Typically, companies ingest data from multiple sources into their data lake to derive valuable insights from the data. These sources are often related but use different naming conventions, which will prolong cleansing, slowing down the data processing and analytics cycle. This problem particularly impacts companies trying to build accurate, unified customer 360 profiles. There are customer records in this data that are semantic duplicates, that is, they represent the same user entity, but have different labels or values. It’s commonly referred to as a data harmonization or deduplication problem. The underlying schemas were implemented independently and don’t adhere to common keys that can be used for joins to deduplicate records using deterministic techniques. This has led to so-called fuzzy deduplication techniques to address the problem. These techniques utilize various machine learning (ML) based approaches.

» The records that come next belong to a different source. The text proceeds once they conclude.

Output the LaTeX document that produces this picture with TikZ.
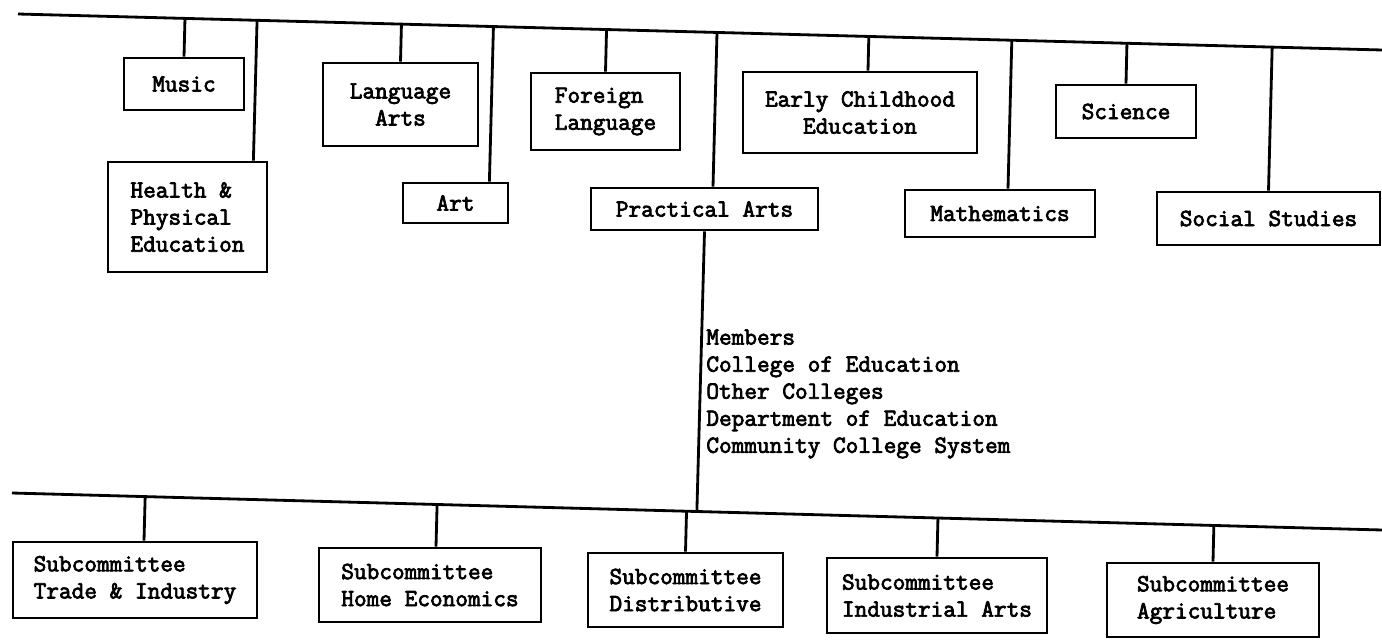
\documentclass[tikz,border=0pt]{standalone}
\usepackage{fontspec}
\usepackage{tikz}
\usetikzlibrary{calc}
\newfontfamily\typewriter{Latin Modern Mono}[FakeBold=3]

\begin{document}
\begin{tikzpicture}[x=0.02cm, y=0.02cm,
	unit/.style={draw=black, line width=1.6pt, inner sep=2pt, font=\typewriter\fontsize{14}{15.4}\selectfont},
	link/.style={black, line width=1.6pt}]
		\useasboundingbox (0,0) rectangle (1382,-639);
		\coordinate (top1) at (18,-14);
		\coordinate (top2) at (1382,-50);
		\coordinate (low1) at (12,-493);
		\coordinate (low2) at (1382,-530);
		\draw [link] (top1) -- (top2);
		\draw [link] (low1) -- (low2);
		\node (music) at (184,-84) [unit, minimum width=2.4cm, minimum height=1.04cm] {Music};
		\node (health) at (187.5,-217) [unit, align=left, minimum width=3.18cm, minimum height=2.2cm] {Health \&\\Physical\\Education};
		\node (langarts) at (400.5,-104.5) [unit, align=center, minimum width=3.1cm, minimum height=1.66cm] {Language\\Arts};
		\node (art) at (455.5,-203) [unit, minimum width=2.1cm, minimum height=0.8cm] {Art};
		\node (foreign) at (605.5,-111.5) [unit, align=left, minimum width=2.98cm, minimum height=1.54cm] {Foreign\\Language};
		\node (practical) at (704.5,-209) [unit, minimum width=4.54cm, minimum height=0.84cm] {Practical Arts};
		\node (early) at (860,-112.5) [unit, align=center, minimum width=4.68cm, minimum height=1.62cm] {Early Childhood\\Education};
		\node (math) at (1000,-213.5) [unit, minimum width=3.8cm, minimum height=0.94cm] {Mathematics};
		\node (science) at (1126,-111.5) [unit, minimum width=2.8cm, minimum height=1.06cm] {Science};
		\node (social) at (1268.5,-218.5) [unit, minimum width=4.46cm, minimum height=1.06cm] {Social Studies};
		\node (members) at (706,-394) [anchor=west, inner sep=0pt, align=left, font=\typewriter\fontsize{14}{15.4}\selectfont] {Members\\College of Education\\Other Colleges\\Department of Education\\Community College System};
		\node (trade) at (135,-580) [unit, align=left, minimum width=4.88cm, minimum height=1.52cm] {Subcommittee\\Trade \& Industry};
		\node (home) at (430,-585) [unit, align=left, minimum width=4.44cm, minimum height=1.48cm] {Subcommittee\\Home Economics};
		\node (distrib) at (685.5,-590) [unit, align=left, minimum width=3.9cm, minimum height=1.48cm] {Subcommittee\\Distributive};
		\node (indus) at (937,-595.5) [unit, align=left, minimum width=4.4cm, minimum height=1.5cm] {Subcommittee\\Industrial Arts};
		\node (agri) at (1213,-600) [unit, align=left, minimum width=4.24cm, minimum height=1.48cm] {Subcommittee\\Agriculture};
		\draw [link] (music.north) -- ($(top1)!(music.north)!(top2)$);
		\draw [link] ([xshift=-0.3cm]health.north east) -- ($(top1)!([xshift=-0.3cm]health.north east)!(top2)$);
		\draw [link] (langarts.north) -- ($(top1)!(langarts.north)!(top2)$);
		\draw [link] ([xshift=-0.4cm]art.north east) -- ($(top1)!([xshift=-0.4cm]art.north east)!(top2)$);
		\draw [link] (foreign.north) -- ($(top1)!(foreign.north)!(top2)$);
		\draw [link] ([xshift=0.17cm]practical.north) -- ($(top1)!([xshift=0.17cm]practical.north)!(top2)$);
		\draw [link] ([xshift=0.16cm]early.north) -- ($(top1)!([xshift=0.16cm]early.north)!(top2)$);
		\draw [link] ([xshift=0.16cm]math.north) -- ($(top1)!([xshift=0.16cm]math.north)!(top2)$);
		\draw [link] (science.north) -- ($(top1)!(science.north)!(top2)$);
		\draw [link] (social.north) -- ($(top1)!(social.north)!(top2)$);
		\draw [link] (practical.south) -- ($(low1)!(practical.south)!(low2)$);
		\draw [link] ([xshift=0.18cm]trade.north) -- ($(low1)!([xshift=0.18cm]trade.north)!(low2)$);
		\draw [link] ([xshift=0.12cm]home.north) -- ($(low1)!([xshift=0.12cm]home.north)!(low2)$);
		\draw [link] (distrib.north) -- ($(low1)!(distrib.north)!(low2)$);
		\draw [link] (indus.north) -- ($(low1)!(indus.north)!(low2)$);
		\draw [link] (agri.north) -- ($(low1)!(agri.north)!(low2)$);
	\end{tikzpicture}
\end{document}
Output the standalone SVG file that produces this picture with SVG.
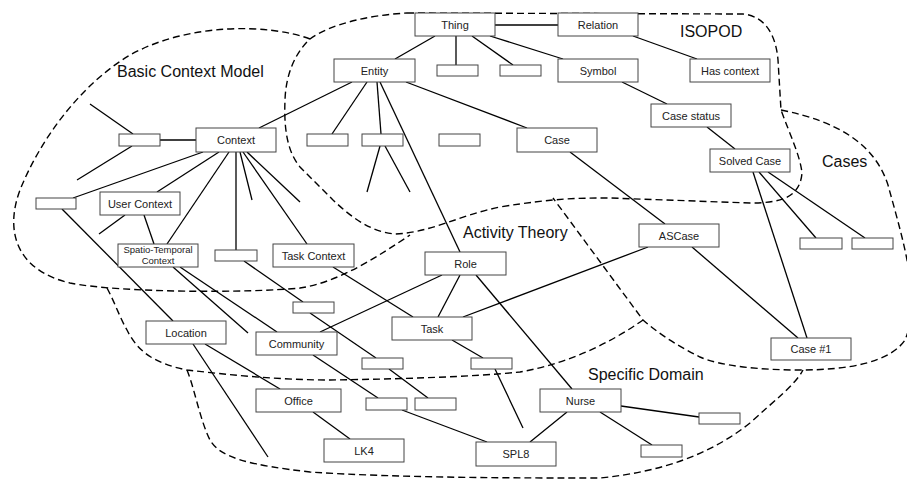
<svg xmlns="http://www.w3.org/2000/svg" width="907" height="483" viewBox="0 0 907 483">
<style>
.n rect{fill:#fff;stroke:#444;stroke-width:1}
.n text{font-family:"Liberation Sans",Arial,sans-serif;font-size:11px;fill:#222;text-anchor:middle}
.c line{stroke:#000;stroke-width:1.3}
.r path{fill:none;stroke:#000;stroke-width:1.4;stroke-dasharray:7,4}
.lbl{font-family:"Liberation Sans",Arial,sans-serif;font-size:16px;fill:#111}
</style>
<rect width="907" height="483" fill="#fff"/>
<g id="regions" class="r">
<path d="M310,39 C270,24 190,22 130,55 C80,85 40,140 20,190 C5,230 15,270 70,283 C120,293 250,293 300,288 C340,282 380,255 410,235"/>
<path d="M407,13 L743,14 C765,16 776,35 778,60 L781,110 C790,135 800,155 802,173 C800,198 780,203 750,203 L610,198 C580,198 555,198 500,207 C460,215 430,233 395,234 C370,232 350,216 333,200 L300,167 C286,150 284,125 285,100 C286,70 298,50 310,39 C330,24 370,15 407,13 Z"/>
<path d="M781,110 C840,122 875,145 888,185 C903,240 922,300 905,340 C890,362 850,370 800,370 C760,370 720,366 700,357 C680,347 660,335 643,320 L553,198"/>
<path d="M107,288 C115,303 120,318 127,330 C137,350 152,363 187,370 C230,375 280,380 330,380 C400,379 470,377 520,372 C570,363 610,343 643,320"/>
<path d="M187,370 C195,390 200,420 210,440 C220,458 250,465 310,472 C400,478 520,478 600,478 C660,472 710,455 750,423 C775,400 795,385 803,370"/>
</g>
<g id="region-labels">
<text class="lbl" x="117" y="77">Basic Context Model</text>
<text class="lbl" x="680" y="37">ISOPOD</text>
<text class="lbl" x="822" y="167">Cases</text>
<text class="lbl" x="463" y="238">Activity Theory</text>
<text class="lbl" x="588" y="380">Specific Domain</text>
</g>
<g id="connectors" class="c">
<line x1="495" y1="25" x2="558" y2="25"/>
<line x1="435" y1="36" x2="395" y2="59"/>
<line x1="456" y1="36" x2="456" y2="65"/>
<line x1="472" y1="36" x2="513" y2="65"/>
<line x1="490" y1="36" x2="563" y2="59"/>
<line x1="633" y1="36" x2="697" y2="59"/>
<line x1="622" y1="82" x2="667" y2="104"/>
<line x1="707" y1="127" x2="735" y2="149"/>
<line x1="352" y1="82" x2="259" y2="128"/>
<line x1="367" y1="82" x2="332" y2="134"/>
<line x1="377" y1="82" x2="381" y2="134"/>
<line x1="380" y1="82" x2="460" y2="252"/>
<line x1="406" y1="82" x2="527" y2="128"/>
<line x1="380" y1="146" x2="367" y2="192"/>
<line x1="385" y1="146" x2="410" y2="192"/>
<line x1="570" y1="152" x2="665" y2="224"/>
<line x1="753" y1="172" x2="807" y2="338"/>
<line x1="759" y1="172" x2="816" y2="238"/>
<line x1="768" y1="172" x2="865" y2="238"/>
<line x1="692" y1="247" x2="798" y2="338"/>
<line x1="648" y1="247" x2="463" y2="317"/>
<line x1="90" y1="104" x2="133" y2="134"/>
<line x1="160" y1="140" x2="196" y2="140"/>
<line x1="132" y1="146" x2="77" y2="180"/>
<line x1="203" y1="152" x2="73" y2="198"/>
<line x1="219" y1="152" x2="157" y2="192"/>
<line x1="229" y1="152" x2="167" y2="244"/>
<line x1="236" y1="152" x2="236" y2="250"/>
<line x1="240" y1="152" x2="252" y2="200"/>
<line x1="243" y1="152" x2="307" y2="244"/>
<line x1="247" y1="152" x2="300" y2="202"/>
<line x1="125" y1="215" x2="99" y2="234"/>
<line x1="144" y1="215" x2="154" y2="244"/>
<line x1="62" y1="209" x2="173" y2="321"/>
<line x1="173" y1="267" x2="248" y2="333"/>
<line x1="180" y1="267" x2="277" y2="332"/>
<line x1="333" y1="267" x2="413" y2="317"/>
<line x1="244" y1="261" x2="303" y2="302"/>
<line x1="310" y1="313" x2="376" y2="358"/>
<line x1="320" y1="332" x2="442" y2="275"/>
<line x1="460" y1="275" x2="438" y2="317"/>
<line x1="476" y1="275" x2="572" y2="389"/>
<line x1="313" y1="355" x2="378" y2="398"/>
<line x1="193" y1="344" x2="268" y2="457"/>
<line x1="205" y1="344" x2="280" y2="389"/>
<line x1="313" y1="412" x2="350" y2="439"/>
<line x1="389" y1="369" x2="428" y2="398"/>
<line x1="452" y1="340" x2="483" y2="358"/>
<line x1="495" y1="369" x2="523" y2="428"/>
<line x1="402" y1="410" x2="487" y2="442"/>
<line x1="567" y1="412" x2="530" y2="442"/>
<line x1="621" y1="406" x2="699" y2="417"/>
<line x1="600" y1="412" x2="652" y2="445"/>
</g>
<g id="thing" class="n"><rect x="415" y="13" width="80" height="23"/><text x="455" y="29">Thing</text></g>
<g id="relation" class="n"><rect x="558" y="13" width="80" height="23"/><text x="598" y="29">Relation</text></g>
<g id="entity" class="n"><rect x="334" y="59" width="81" height="23"/><text x="374.5" y="75">Entity</text></g>
<g id="thing-sub1" class="n"><rect x="437" y="65" width="41" height="11"/></g>
<g id="thing-sub2" class="n"><rect x="500" y="65" width="41" height="11"/></g>
<g id="symbol" class="n"><rect x="558" y="59" width="80" height="23"/><text x="598" y="75">Symbol</text></g>
<g id="has-context" class="n"><rect x="690" y="59" width="80" height="23"/><text x="730" y="75">Has context</text></g>
<g id="case-status" class="n"><rect x="651" y="104" width="80" height="23"/><text x="691" y="120">Case status</text></g>
<g id="solved-case" class="n"><rect x="710" y="149" width="80" height="23"/><text x="750" y="165">Solved Case</text></g>
<g id="entity-sub1" class="n"><rect x="307" y="134" width="41" height="12"/></g>
<g id="entity-sub2" class="n"><rect x="362" y="134" width="41" height="12"/></g>
<g id="entity-sub3" class="n"><rect x="439" y="134" width="41" height="12"/></g>
<g id="case" class="n"><rect x="517" y="128" width="80" height="24"/><text x="557" y="144">Case</text></g>
<g id="context-sub" class="n"><rect x="119" y="134" width="41" height="12"/></g>
<g id="context" class="n"><rect x="196" y="128" width="80" height="24"/><text x="236" y="144">Context</text></g>
<g id="left-sub" class="n"><rect x="36" y="198" width="40" height="11"/></g>
<g id="user-context" class="n"><rect x="100" y="192" width="80" height="23"/><text x="140" y="208">User Context</text></g>
<g id="spatio-temporal" class="n"><rect x="118" y="244" width="80" height="23"/><text x="158" y="253" style="font-size:9.5px">Spatio-Temporal</text><text x="158" y="264" style="font-size:9.5px">Context</text></g>
<g id="context-sub2" class="n"><rect x="215" y="250" width="42" height="11"/></g>
<g id="task-context" class="n"><rect x="273" y="244" width="81" height="23"/><text x="313.5" y="260">Task Context</text></g>
<g id="ascase" class="n"><rect x="639" y="224" width="80" height="23"/><text x="679" y="240">ASCase</text></g>
<g id="cases-sub1" class="n"><rect x="800" y="238" width="42" height="11"/></g>
<g id="cases-sub2" class="n"><rect x="852" y="238" width="41" height="11"/></g>
<g id="role" class="n"><rect x="425" y="252" width="81" height="23"/><text x="465.5" y="268">Role</text></g>
<g id="activity-sub1" class="n"><rect x="293" y="302" width="41" height="11"/></g>
<g id="task" class="n"><rect x="392" y="317" width="80" height="23"/><text x="432" y="333">Task</text></g>
<g id="location" class="n"><rect x="146" y="321" width="80" height="23"/><text x="186" y="337">Location</text></g>
<g id="community" class="n"><rect x="256" y="332" width="81" height="23"/><text x="296.5" y="348">Community</text></g>
<g id="activity-sub2" class="n"><rect x="362" y="358" width="41" height="11"/></g>
<g id="activity-sub3" class="n"><rect x="471" y="358" width="41" height="11"/></g>
<g id="case1" class="n"><rect x="771" y="338" width="80" height="22"/><text x="811" y="353">Case #1</text></g>
<g id="office" class="n"><rect x="256" y="389" width="85" height="23"/><text x="298.5" y="405">Office</text></g>
<g id="domain-sub1" class="n"><rect x="366" y="398" width="41" height="12"/></g>
<g id="domain-sub2" class="n"><rect x="415" y="398" width="41" height="12"/></g>
<g id="nurse" class="n"><rect x="540" y="389" width="81" height="23"/><text x="580.5" y="405">Nurse</text></g>
<g id="domain-sub3" class="n"><rect x="699" y="413" width="41" height="11"/></g>
<g id="domain-sub4" class="n"><rect x="641" y="445" width="41" height="12"/></g>
<g id="lk4" class="n"><rect x="324" y="439" width="80" height="23"/><text x="364" y="455">LK4</text></g>
<g id="spl8" class="n"><rect x="476" y="442" width="80" height="24"/><text x="516" y="458">SPL8</text></g>
</svg>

In this post, we look at how we can use AWS Glue and the AWS Lake Formation ML transform FindMatches to harmonize (deduplicate) customer data coming from different sources to get a complete customer profile to be able to provide better customer experience. We use Amazon Neptune to visualize the customer data before and after the merge and harmonization.

Overview of solution

In this post, we go through the various steps to apply ML-based fuzzy matching to harmonize customer data across two different datasets for auto and property insurance. These datasets are synthetically generated and represent a common problem for entity records stored in multiple, disparate data sources with their own lineage that appear similar and semantically represent the same entity but don’t have matching keys (or keys that work consistently) for deterministic, rule-based matching. The following diagram shows our solution architecture.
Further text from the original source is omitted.